Selon les experts de l’Université George Washington, en tant qu’ancien officier du KGB ayant passé cinq ans en Allemagne de l’Est, Poutine avait probablement accès aux documents soviétiques sur les promesses faites par l’OTAN en 1990-1991.

Dans son célèbre discours de 2007 à la Conférence de Munich sur la sécurité, Poutine a cité la promesse de Wörner de ne pas élargir l'OTAN. Il a ensuite semblé vouloir négocier avec l'Occident de la même manière qu'il pensait que l'Occident avait négocié avec l'Union soviétique.

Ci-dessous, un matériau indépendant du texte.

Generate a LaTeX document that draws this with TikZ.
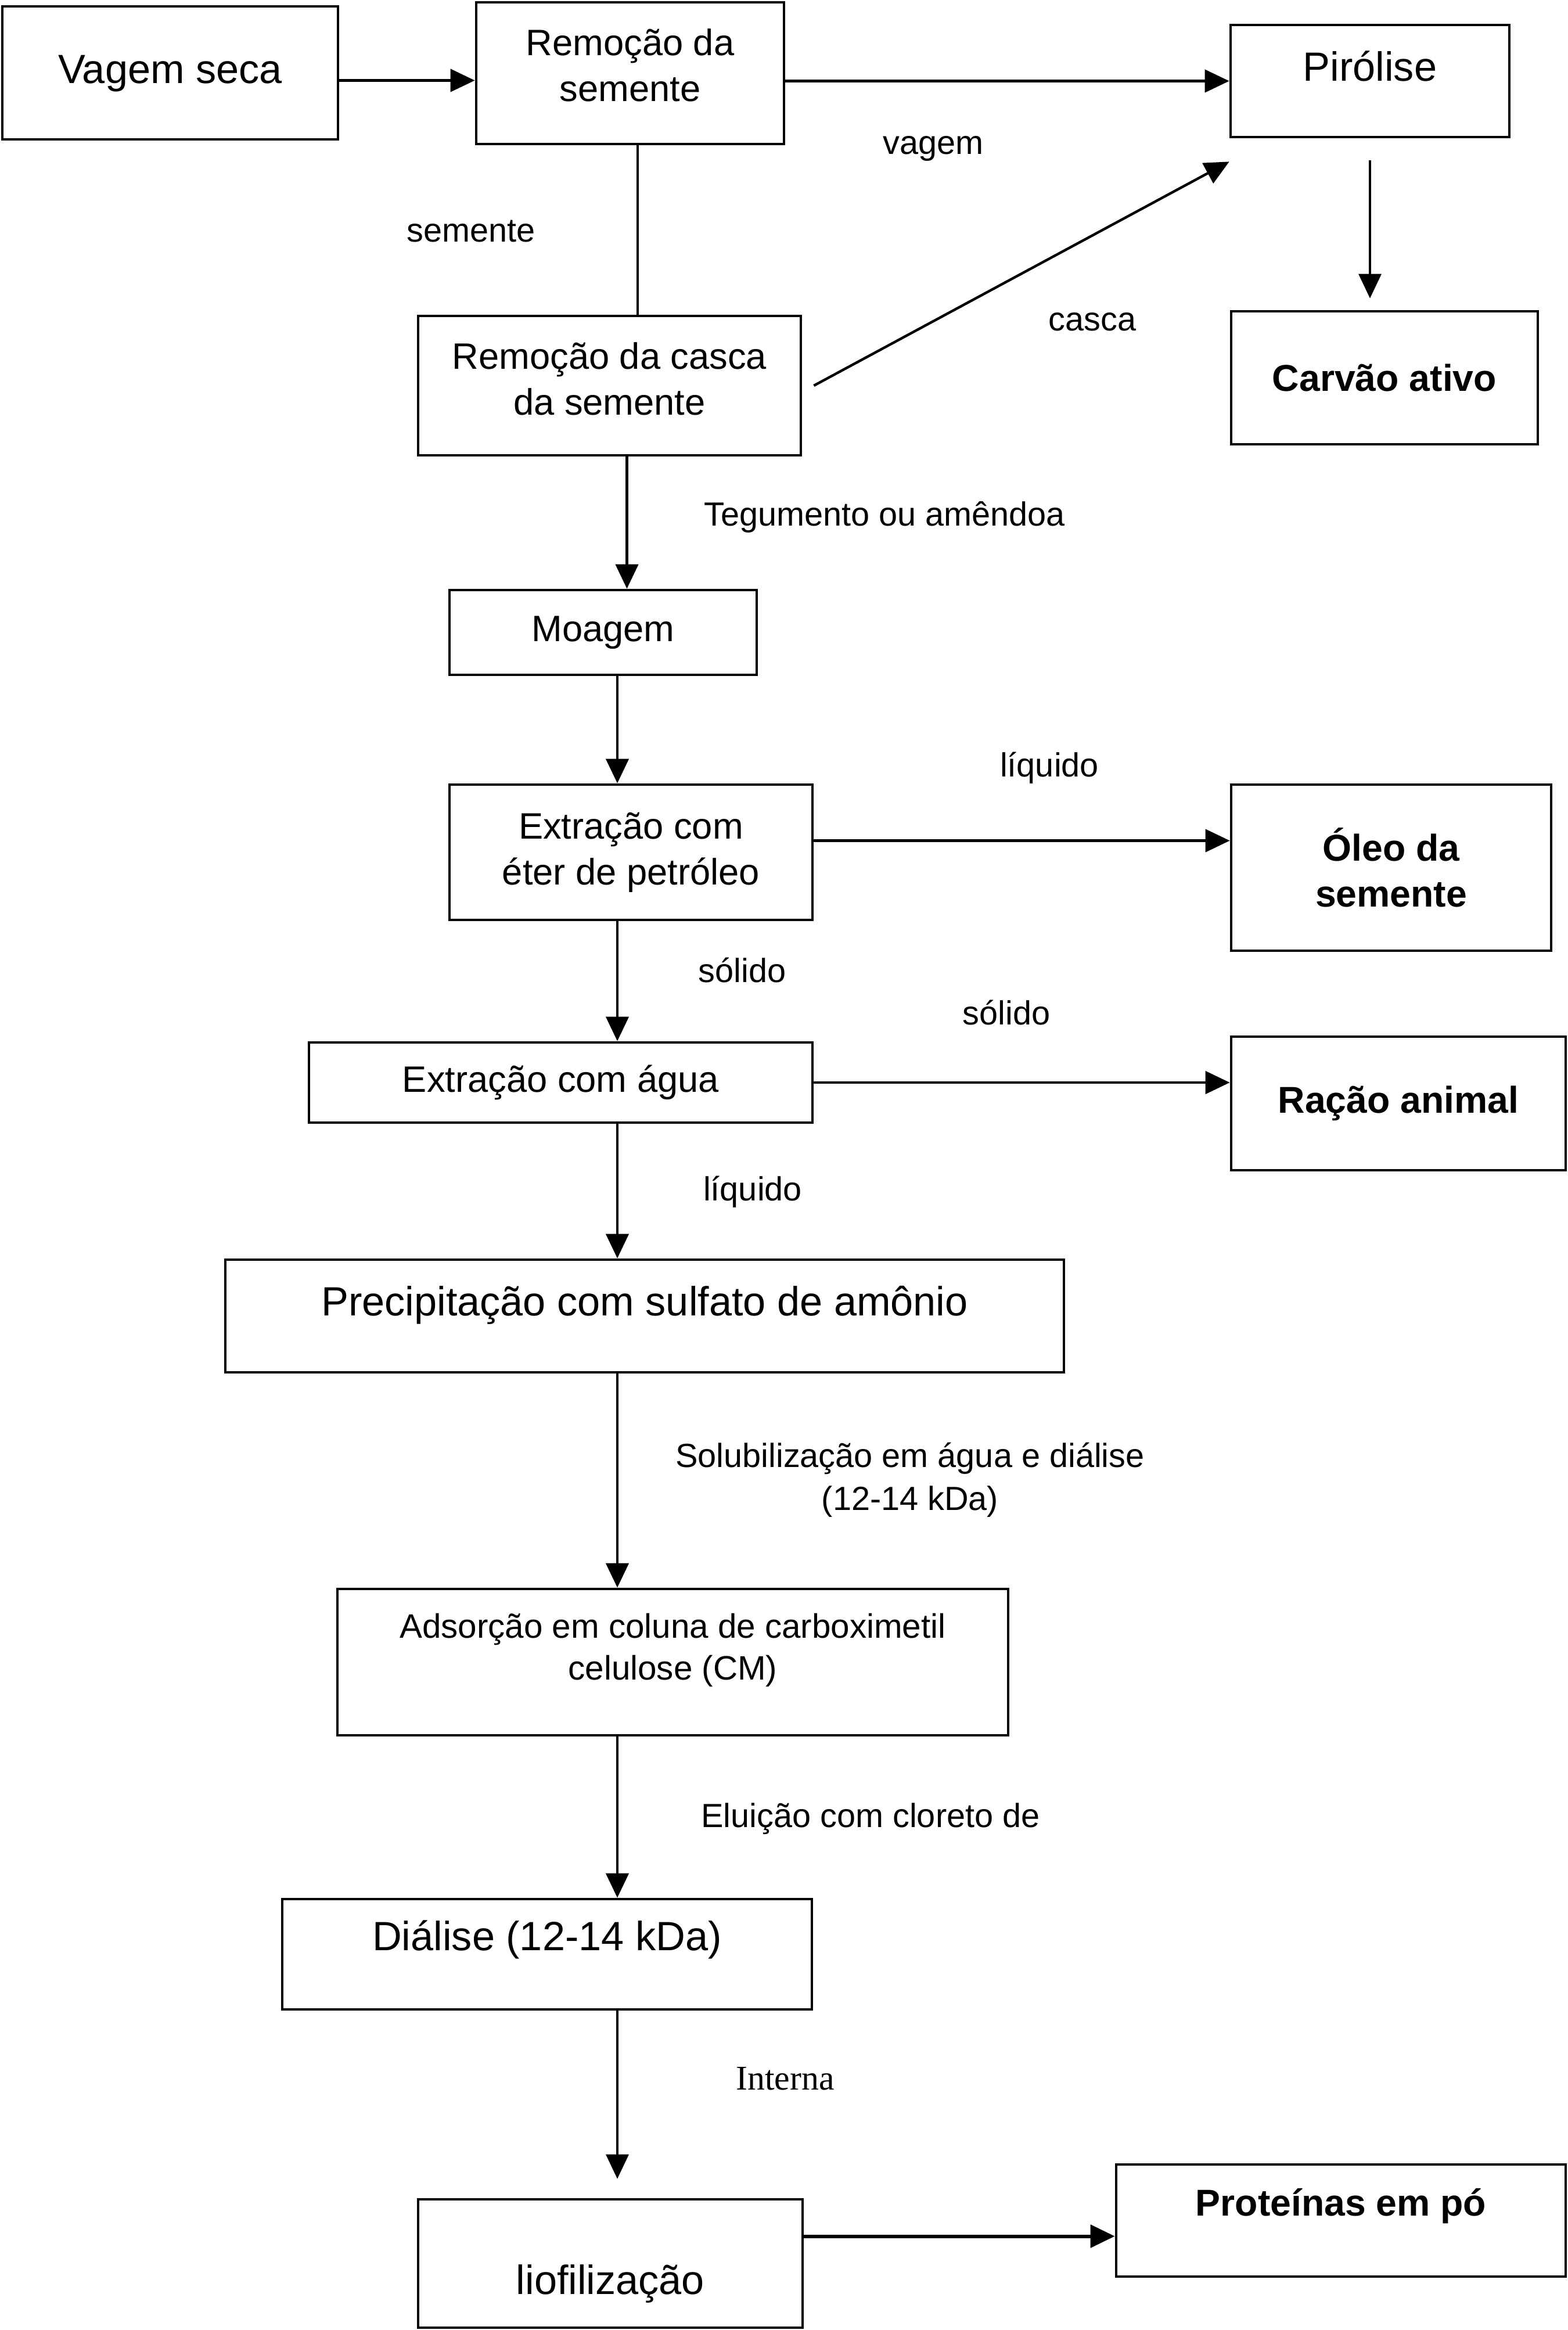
\documentclass[tikz,border=0pt]{standalone}
\usepackage{fontspec}
\setmainfont{Liberation Sans}
\newfontfamily\timesfont{Liberation Serif}
\usetikzlibrary{arrows.meta,positioning,calc}
\tikzset{
  box/.style={draw=black, line width=1.35pt, align=center, inner sep=2pt,
              font=\fontsize{18}{22.5}\selectfont},
  bigbox/.style={box, font=\fontsize{20}{24}\selectfont},
  endbox/.style={box, font=\fontsize{18.3}{22.5}\selectfont\bfseries},
  wh/.style 2 args={minimum width=#1, minimum height=#2},
  nudge/.style={text depth=#1},
  sink/.style={text height=#1},
  lbl/.style={font=\fontsize{16.4}{21}\selectfont, align=center, inner sep=0pt},
  arr/.style={-{Triangle[length=4.2mm,width=3.9mm]}, line width=1.25pt},
  arrthin/.style={arr, line width=0.95pt},
  arrbold/.style={arr, line width=1.7pt},
  link/.style={line width=1.25pt},
}

\begin{document}
\begin{tikzpicture}
  \useasboundingbox (0,0) rectangle (27,-40.12);
  \coordinate (spine) at (10.63,0);
  % top row
  \node[bigbox, wh={5.78cm}{2.29cm}, nudge=0.12cm] (vagem) at (2.93,-1.255) {Vagem seca};
  \node[box, wh={5.30cm}{2.44cm}, nudge=0.28cm] (remsem) at (10.85,-1.26) {Remoção da\\semente};
  \node[bigbox, wh={4.80cm}{1.93cm}, nudge=0.52cm] (piro) at (23.59,-1.395) {Pirólise};
  \node[box, wh={6.59cm}{2.40cm}, nudge=0.24cm] (casca) at (10.495,-6.64) {Remoção da casca\\da semente};
  \node[endbox, wh={5.28cm}{2.29cm}] (carvao) at (23.84,-6.505) {Carvão ativo};
  % main column
  \node[box, wh={5.29cm}{1.46cm}] (moagem) at (10.385,-10.89) {Moagem};
  \node[box, wh={6.25cm}{2.33cm}] (eter) at (10.865,-14.675) {Extração com\\éter de petróleo};
  \node[endbox, wh={5.51cm}{2.86cm}] (oleo) at (23.955,-14.94) {Óleo da\\semente};
  \node[box, wh={8.67cm}{1.38cm}] (agua) at (9.655,-18.64) {Extração com água};
  \node[endbox, wh={5.76cm}{2.30cm}] (racao) at (24.08,-19.00) {Ração animal};
  \node[bigbox, wh={14.44cm}{1.94cm}, nudge=0.53cm] (precip) at (11.10,-22.66) {Precipitação com sulfato de amônio};
  \node[box, font=\fontsize{16.6}{20.4}\selectfont, wh={11.55cm}{2.52cm}, nudge=0.54cm] (adsorc) at (11.585,-28.62) {Adsorção em coluna de carboximetil\\celulose (CM)};
  \node[bigbox, wh={9.12cm}{1.90cm}, nudge=0.65cm] (dialise) at (9.42,-33.65) {Diálise (12-14 kDa)};
  \node[bigbox, wh={6.62cm}{2.21cm}, sink=1.21cm] (liofil) at (10.51,-38.975) {liofilização};
  \node[endbox, wh={7.74cm}{1.93cm}, nudge=0.635cm] (prot) at (23.09,-38.235) {Proteínas em pó};

  % labels
  \node[lbl] (lvagem) at (16.07,-2.56) {vagem};
  \node[lbl] (lsem) at (8.11,-3.98) {semente};
  \node[lbl] (lcasca) at (18.81,-5.54) {casca};
  \node[lbl] (lteg) at (15.23,-8.90) {Tegumento ou amêndoa};
  \node[lbl] (lliq) at (18.07,-13.22) {líquido};
  \node[lbl] (lsol) at (12.78,-16.71) {sólido};
  \node[lbl] (lsolb) at (17.33,-17.44) {sólido};
  \node[lbl] (lliqb) at (12.96,-20.52) {líquido};
  \node[lbl] (lsolub) at (15.67,-25.48) {Solubilização em água e diálise\\(12-14 kDa)};
  \node[lbl] (lelu) at (14.99,-31.32) {Eluição com cloreto de};
  \node[lbl, font=\timesfont\fontsize{17}{20}\selectfont] (lint) at (13.52,-35.79) {Interna};

  % connectors
  \draw[arr] ([yshift=-1.3mm]vagem.east) -- ([yshift=-1.3mm]vagem.east -| remsem.west);
  \draw[arr] (piro.west -| remsem.east) -- (piro.west);
  \draw[link] ([xshift=1.3mm]remsem.south) -- ([xshift=1.3mm]remsem.south |- casca.north);
  \draw[arr] ([xshift=2mm]casca.east) -- ([yshift=-4mm]piro.south west);
  \draw[arrthin] ([yshift=-3.8mm]piro.south) -- ([yshift=2mm]piro.south |- carvao.north);
  \draw[arr] ([xshift=3mm]casca.south) -- ([xshift=3mm]casca.south |- moagem.north);
  \draw[arr] (spine |- moagem.south) -- (spine |- eter.north);
  \draw[arr] ([yshift=2mm]eter.east) -- ([yshift=2mm]eter.east -| oleo.west);
  \draw[arr] (spine |- eter.south) -- (spine |- agua.north);
  \draw[arr] (agua.east) -- (agua.east -| racao.west);
  \draw[arr] (spine |- agua.south) -- (spine |- precip.north);
  \draw[arr] (spine |- precip.south) -- (spine |- adsorc.north);
  \draw[arr] (spine |- adsorc.south) -- (spine |- dialise.north);
  \draw[arrthin] (spine |- dialise.south) -- ([yshift=3.3mm]spine |- liofil.north);
  \draw[arrbold] ([yshift=4.7mm]liofil.east) -- ([yshift=4.7mm]liofil.east -| prot.west);
\end{tikzpicture}
\end{document}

Les négociateurs occidentaux comprennent désormais qu'ils ne peuvent négocier avec Poutine, car il « dit une chose mais en pense une autre » et ne révèle pas ses véritables intentions. C'est ainsi que les gagnants négocient avec les perdants.

Poutine a toujours qualifié l'effondrement de l'Union soviétique de « tragédie », et les spécialistes affirment que l'étude de cette période historique a modifié sa vision de l'Occident. Selon lui, l'Occident ne parle réellement qu'avec force, et les promesses ne sont qu'un jeu, comme celui auquel se livraient le président américain George H.W. Bush et le secrétaire d'État Baker avec Gorbatchev et Chevardnadze.

Des chercheurs de l'Université George Washington soutiennent que la manière dont l'Occident a rompu ses promesses envers l'Union soviétique n'est pas la seule raison de la vision négative de l'Occident par Poutine, mais elle a joué un rôle important dans le changement de la vision du monde du dirigeant.

C'est pourquoi l'Occident ne parviendra jamais aujourd'hui à négocier un véritable accord avec Poutine ou son successeur. Il n'oubliera pas facilement les promesses enfouies dans l'histoire, ce qui rend la confrontation entre la Russie et l'Occident susceptible de se poursuivre pendant des années, voire des décennies.